The Pressure to Always Cope

Why constantly “handling everything” can quietly exhaust your mental well-being

Modern life rewards coping.
Staying productive, staying composed, staying functional — no matter how heavy things feel internally — is often seen as strength. From an early age, many of us learn that pausing, struggling, or admitting difficulty is something to move past quickly, if not hide altogether.

Over time, this creates a subtle but powerful pressure: to always cope, even when our inner resources are depleted.

Coping becomes automatic. We keep going, not because we feel well, but because stopping feels unsafe, irresponsible, or unacceptable. And so, mental strain doesn’t disappear — it simply becomes quieter, deeper, and easier to ignore.

What often goes unnoticed is that constant coping does not mean resilience.
It often means endurance without recovery.

When coping replaces awareness

When people are under sustained pressure, they don’t usually feel overwhelmed all at once. Instead, they adapt. They normalize tension. They push emotional discomfort aside and convince themselves that feeling drained, distant, or disconnected is simply “how life is.”

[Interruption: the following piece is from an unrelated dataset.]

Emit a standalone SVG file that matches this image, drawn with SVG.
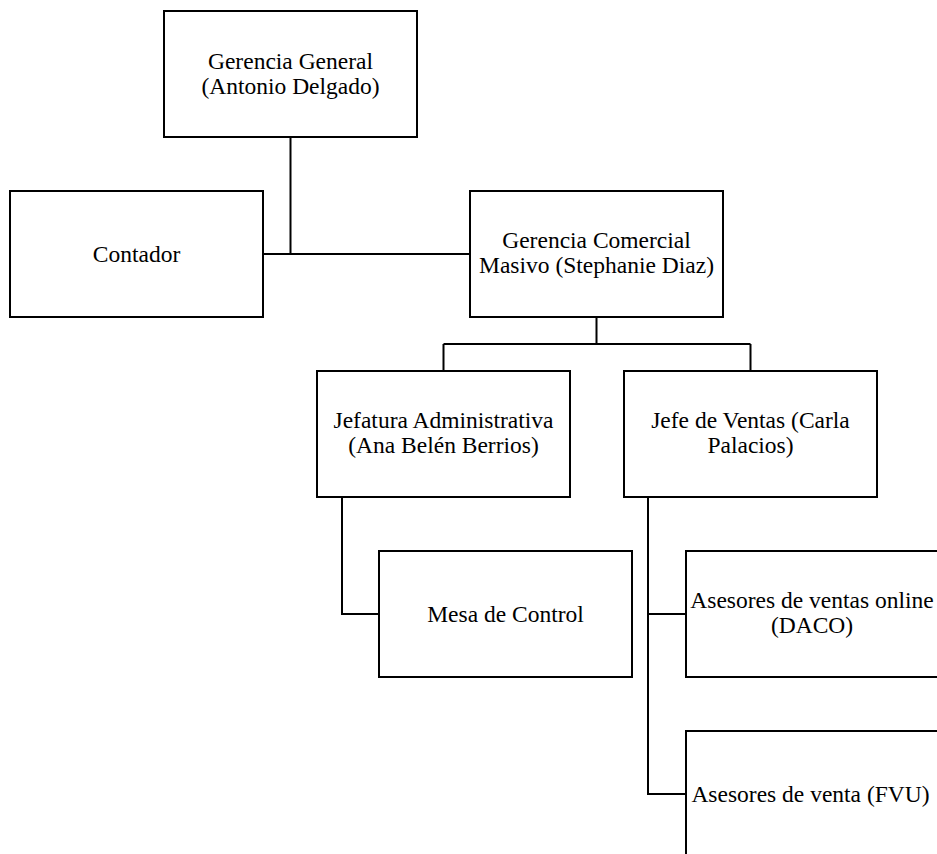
<svg xmlns="http://www.w3.org/2000/svg" width="937" height="854" viewBox="0 0 937 854">
  <style>
    .box { fill: #ffffff; stroke: #000000; stroke-width: 2; }
    .link { fill: none; stroke: #000000; stroke-width: 2; }
    .lbl { font-family: "Liberation Serif", "Times New Roman", serif; font-size: 23.5px; fill: #000000; text-anchor: middle; }
  </style>
  <rect width="937" height="854" fill="#ffffff"/>

  <!-- connectors -->
  <g id="connectors">
    <path class="link" d="M290.5 137 V254"/>
    <path class="link" d="M263 254 H470"/>
    <path class="link" d="M596.5 317 V344 M443.5 344 H750.5 M443.5 344 V371 M750.5 344 V371"/>
    <path class="link" d="M342 497 V614 H379"/>
    <path class="link" d="M648 497 V794 H686 M648 614 H686"/>
  </g>

  <g id="gerencia-general">
    <rect class="box" x="164" y="11" width="253" height="126"/>
    <text class="lbl" x="290.5" y="69">Gerencia General</text>
    <text class="lbl" x="290.5" y="94">(Antonio Delgado)</text>
  </g>

  <g id="contador">
    <rect class="box" x="10" y="191" width="253" height="126"/>
    <text class="lbl" x="136.5" y="262">Contador</text>
  </g>

  <g id="gerencia-comercial">
    <rect class="box" x="470" y="191" width="253" height="126"/>
    <text class="lbl" x="596.5" y="248">Gerencia Comercial</text>
    <text class="lbl" x="596.5" y="273">Masivo (Stephanie Diaz)</text>
  </g>

  <g id="jefatura-administrativa">
    <rect class="box" x="317" y="371" width="253" height="126"/>
    <text class="lbl" x="443.5" y="428">Jefatura Administrativa</text>
    <text class="lbl" x="443.5" y="453">(Ana Belén Berrios)</text>
  </g>

  <g id="jefe-ventas">
    <rect class="box" x="624" y="371" width="253" height="126"/>
    <text class="lbl" x="750.5" y="428">Jefe de Ventas (Carla</text>
    <text class="lbl" x="750.5" y="453">Palacios)</text>
  </g>

  <g id="mesa-control">
    <rect class="box" x="379" y="551" width="253" height="126"/>
    <text class="lbl" x="505.5" y="622">Mesa de Control</text>
  </g>

  <g id="asesores-online">
    <rect class="box" x="686" y="551" width="253" height="126"/>
    <text class="lbl" x="812" y="608">Asesores de ventas online</text>
    <text class="lbl" x="812" y="633">(DACO)</text>
  </g>

  <g id="asesores-fvu">
    <rect class="box" x="686" y="731" width="253" height="126"/>
    <text class="lbl" x="810.5" y="802">Asesores de venta (FVU)</text>
  </g>
</svg>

This is not denial — it is survival.

But over time, living in this mode creates a disconnection from internal signals. Fatigue is ignored. Emotional needs are postponed. Mental rest becomes something that only happens “later,” when things calm down — a moment that rarely arrives.

The cost is subtle but cumulative.

Why stepping back feels so difficult

For many, the idea of not coping feels more frightening than continuing to struggle. There may be fear of falling behind, disappointing others, or facing emotions that have long been held at bay. In a culture that values control and composure, vulnerability can feel risky.

As a result, people don’t ask whether they are truly well — only whether they are still functioning.

This quiet pressure to cope can make even rest feel undeserved.

A different perspective

Acknowledging the pressure to always cope is not about giving up.
It is about recognizing that mental wellness is not measured by how much one can endure without complaint.

There is a difference between strength and self-abandonment.

Not everything that feels heavy needs to be immediately fixed or explained. Sometimes, awareness alone — noticing the weight without judgment — is enough to begin easing the strain.

Closing reflection

Mental wellness is not achieved by pushing harder.
It begins when space is allowed for honesty — even silent honesty — about what it actually feels like to live inside your own mind.

Letting go of the need to constantly cope is not weakness.
It is often the first quiet step toward balance.